1690 ENGLISH POETRY 1579-1830: SPENSER AND THE TRADITION

Rev. Samuel Woodford

Anthony Wood, Athenae Oxonienses (1690-91; 1721) 2:1098-99.



SAMUEL WOODFORD, the eldest Son of Rob. Woodford of the antient Borough of Northampton, Gent. was born in the Parish of Allhallowes in the Wall in London, on the 15th of April an. 1636, became a Commoner of Wadham Coll. in 1653, took one degree in Arts in 1656, and two Years after he retired to the Inner-Temple, where he was Chamber-Fellow with Tho. Flatman the Poet. After the Restoration of K. Ch. II. he lived at Aldbrook, and afterwards at Bensted in Hampshire in a married and secular Condition, and was about that time a Member of the Royal Society. On the 14th of the cal. of Jan. an. 1659, he took holy Orders from George Bishop of Winchester, and soon after became Rector of Hartley-Malduit in the same County by the favour of Sir Nich. Stuart Bt. On the 27th of May 1675 he was installed Preb. of Chichester, in the latter end of 1677 or thereabouts, he was [m]ade Doct. of Div. by the Diploma of Will. Archb. of Canterbury, and on the 8th of Nov. 1680 he was installed Preb. of Winchester, by the Favour of his great Patron the Bishop of Winchester before-mention'd. He hath written

A Poem on the Return of K. Ch. II. an. 1660. — This I have not yet seen.

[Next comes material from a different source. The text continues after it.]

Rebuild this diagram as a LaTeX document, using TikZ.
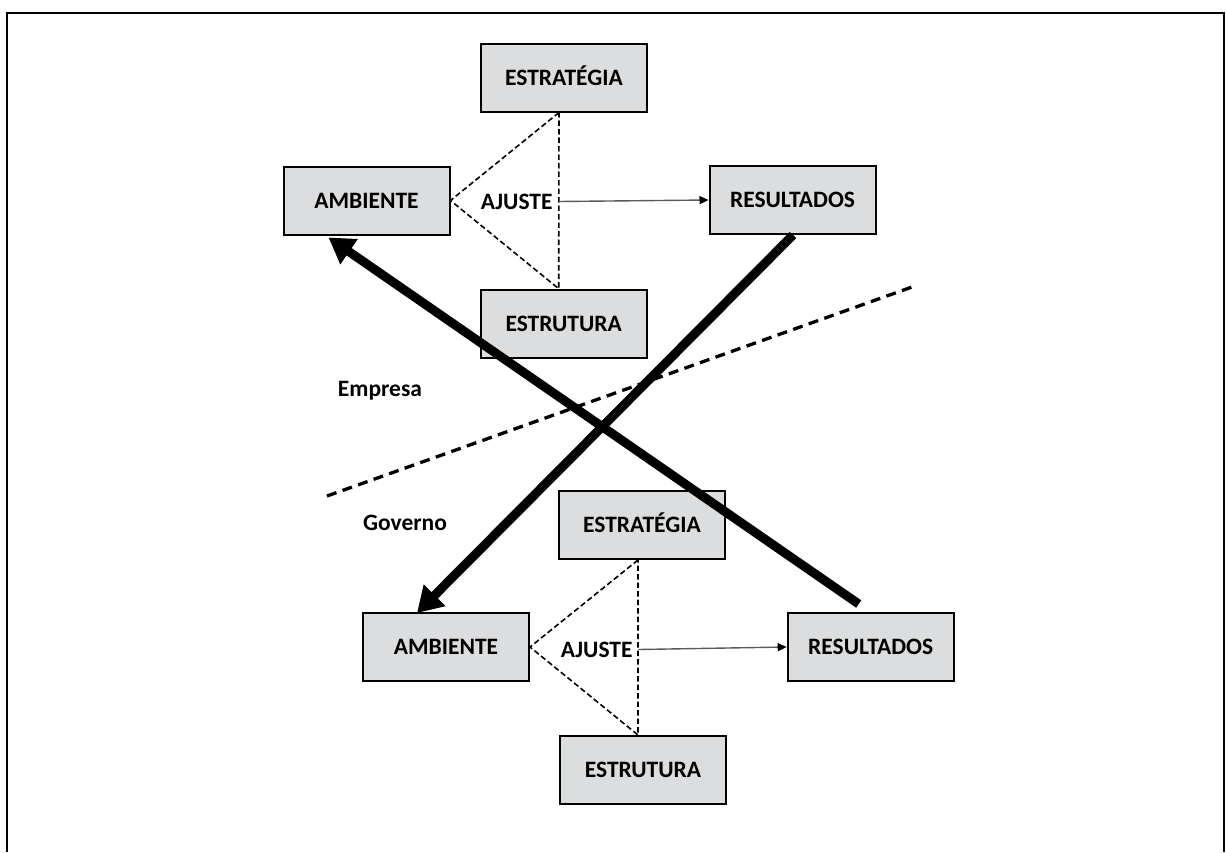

Paraphrase upon the Psalms of David, in 5 Books. Lond. 1667 qu. there again in 1678 in oct; written in the Pindaric, vulgarly so called, and other various sorts of Verses. This Paraphrase is commended for a good Piece by Mr. Richard Baxter, and by others as an incomparable Version, especially by the Author's Friend Thom. Flatman, who hath written a Pindaric Ode on it.

Paraphrase on the Canticles, Lond. 1679, oct. on which Mr. Flatman hath also written an excellent Copy of Verses. With this Paraphrase are printed (1) The Legend of Love, in 3 Cantoes. (2) To the Muse, Ode Pindarique. (3) A Paraphrase upon some select Hymnes of the New and Old Testament. (4) Occasional Compositions in English Rhimes, with some Translations out of Lat. Gr. Spanish and Italian, but chiefly out of the last. Some of which Compositions and Translations were before falsely published by a too curious Collector of them from very false Copies, against the Will and Knowledge of the Author. He complains that several of his Translations of some of the Moral Odes of Horace had been printed, after the same uncorrect Manner.